受験世界に2020年問題がやってくる
2月は大学入試のピークを迎える。遠隔地に住む姪も今年受験生だが、1月の「大学入試センター試験」の結果が芳しくなく、受験校選定にあたって保護者を交えた懇談会では本人の意志と親の意向が一致せず少々揉めたと聞いた。かつて共通一次試験を経験した身としては、当時の受験校選定をめぐる親とのやりとりを思い出し、なんとも切ない気持ちになった。
かつての「大学共通第一次学力試験」が「大学入試センター試験」に改称されたのは1990年(平成2年)。現在は大学入試の選択肢のひとつとして取り入れる私立大学も多い。学習指導要領の改定にともない試験内容の一部改定など、学習内容や教育環境の変化に沿った変更は行われてきたが、5教科を基本にマークシート方式という根本の部分は変わっていなかった。
だが、大学受験の世界でも「2020年問題」が近づいてきている。文部科学省は現在のセンター試験を2020年の実施を最後に廃止し、新しいテストを導入することを決定している。背景には大学入試の制度の変更だけではなく、高校教育、大学教育、それをつなぐ大学入学者選抜の一体的な改革がある。
「高大接続システム改革会議」が2016年3月に公表した最終報告では、「学力三要素を多面的・総合的に評価するものに転換する」とされ、「大学入学希望者学力評価テスト」が導入される予定だ。この学力三要素とは、「知識・技能」「思考力・判断力・表現力」「主体性をもって多様な人々と協働して学ぶ態度(主体性、多様性、協働性)」とされている。マークシートを埋めるだけの試験ではなくなる可能性があり、大きな転換点を迎えることとなる。
文部科学省の調査では、4年制大学への進学率は、共通一次試験が開始された1979年(昭和54年)は26.1%(男:39.3%、女:12.2%)であったが、2013年(平成25年)には同49.9%(男:54.0%、女:45.6%)にまで上昇している。この間、インターネットや携帯電話・スマートフォンの普及にともない社会も大きく変化してきた。

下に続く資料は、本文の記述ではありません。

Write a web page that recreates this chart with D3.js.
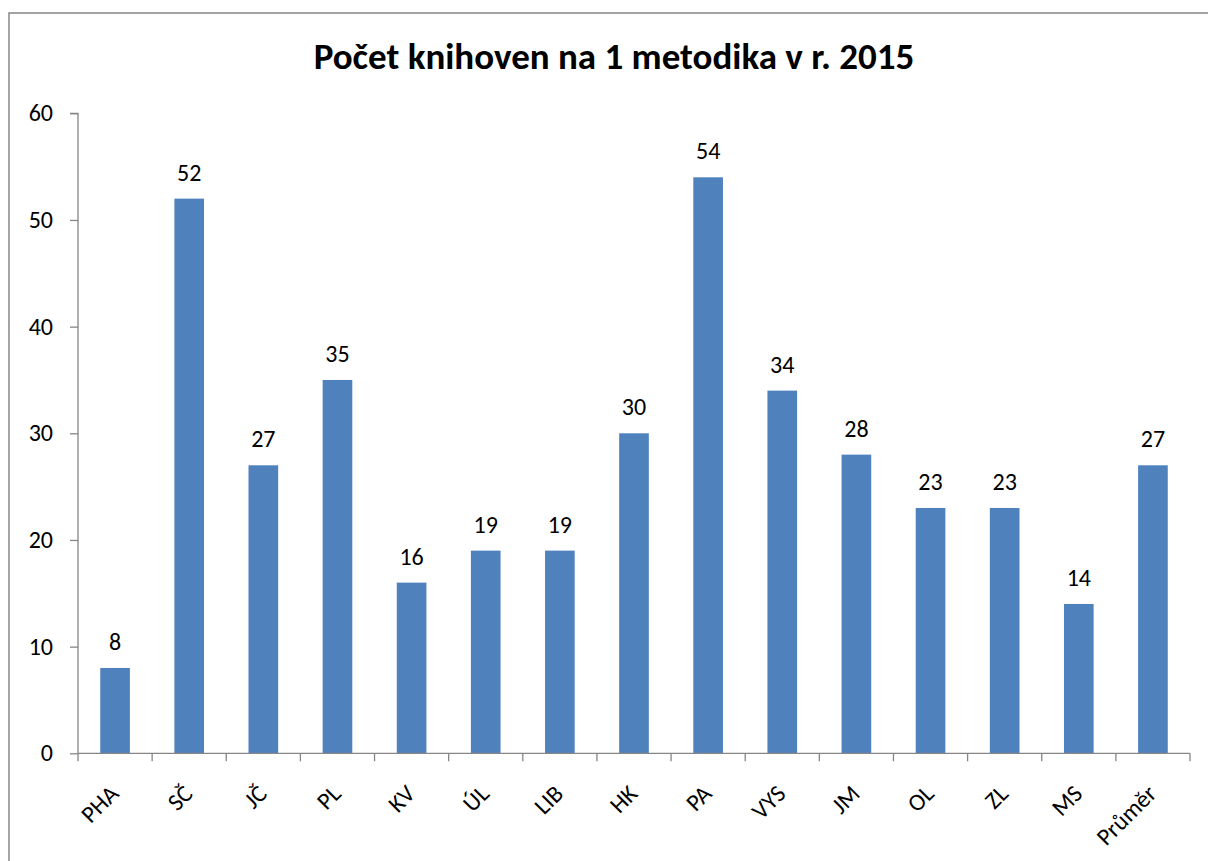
<!DOCTYPE html>
<html><head><meta charset="utf-8">
<script src="https://cdn.jsdelivr.net/npm/d3@7"></script>
<style>body{margin:0;background:#fff}svg{display:block}</style>
</head><body>
<svg id="c" width="1208" height="861"></svg>
<script>
const categories = ["PHA","SČ","JČ","PL","KV","ÚL","LIB","HK","PA","VYS","JM","OL","ZL","MS","Průměr"];
const values = [8,52,27,35,16,19,19,30,54,34,28,23,23,14,27];
const yTicks = [0,10,20,30,40,50,60];
const title = "Počet knihoven na 1 metodika v r. 2015";

const font = "Carlito, Calibri, Lato, sans-serif";
const svg = d3.select("#c");
const m = {left:78, right:1190, top:113.3, bottom:753.3};

svg.append("rect").attr("x",9).attr("y",13).attr("width",1250).attr("height",900)
  .attr("fill","none").attr("stroke","#868686").attr("stroke-width",1.5);

const x = d3.scaleBand().domain(categories).range([m.left,m.right]).paddingInner(0.6).paddingOuter(0.3);
const y = d3.scaleLinear().domain([0,60]).range([m.bottom,m.top]);

svg.append("text").attr("x",614).attr("y",69).attr("text-anchor","middle")
  .attr("font-family",font).attr("font-weight","bold").attr("font-size",37).attr("fill","#000").text(title);

// y axis
const ya = svg.append("g").attr("transform",`translate(${m.left},0)`)
  .call(d3.axisLeft(y).tickValues(yTicks).tickSize(8).tickPadding(17));
ya.attr("font-family",null).attr("font-size",null);
ya.select(".domain").attr("stroke","#868686").attr("stroke-width",1.3).attr("d",`M-8,${m.top}H0V${m.bottom}`);
ya.selectAll(".tick line").attr("stroke","#868686").attr("stroke-width",1.3);
ya.selectAll(".tick text").attr("font-family",font).attr("font-size",24).attr("fill","#000");

// bars
svg.append("g").selectAll("rect").data(values).join("rect")
  .attr("x",(d,i)=>x(categories[i])).attr("width",x.bandwidth())
  .attr("y",d=>y(d)).attr("height",d=>y(0)-y(d)).attr("fill","#4F81BD");

// data labels
svg.append("g").selectAll("text").data(values).join("text")
  .attr("x",(d,i)=>x(categories[i])+x.bandwidth()/2).attr("y",d=>y(d)-18)
  .attr("text-anchor","middle").attr("font-family",font).attr("font-size",24).attr("fill","#000")
  .text(d=>d);

// x axis
const xg = svg.append("g").attr("transform",`translate(0,${m.bottom})`);
xg.append("path").attr("d",`M${m.left},0H${m.right}`).attr("stroke","#868686").attr("stroke-width",1.3).attr("fill","none");
const boundaries = d3.range(categories.length+1).map(i=>m.left + i*(m.right-m.left)/categories.length);
xg.selectAll("line").data(boundaries).join("line")
  .attr("x1",d=>d).attr("x2",d=>d).attr("y1",0).attr("y2",8).attr("stroke","#868686").attr("stroke-width",1.3);
xg.selectAll("text").data(categories).join("text")
  .attr("transform",d=>`translate(${x(d)+x.bandwidth()/2-7},${30}) rotate(-45)`)
  .attr("text-anchor","end").attr("dy","0.7em").attr("font-family",font).attr("font-size",24).attr("fill","#000")
  .text(d=>d);
</script>
</body></html>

前出の学力三要素は、学生だけではなく、まさに社会人としても求められる要素と共通だ。自分に備わっているかを自問したときに「うっ」となるオトナは少なくないはずだが、これからの子供たちは、この要素を意識した学習環境で学び、大学入試を経験していくことになる。親はそのことを踏まえて、子どもの意欲を引き出し才能ややりたいことを伸ばせる環境づくりへの取り組みが不可避となりそうだ。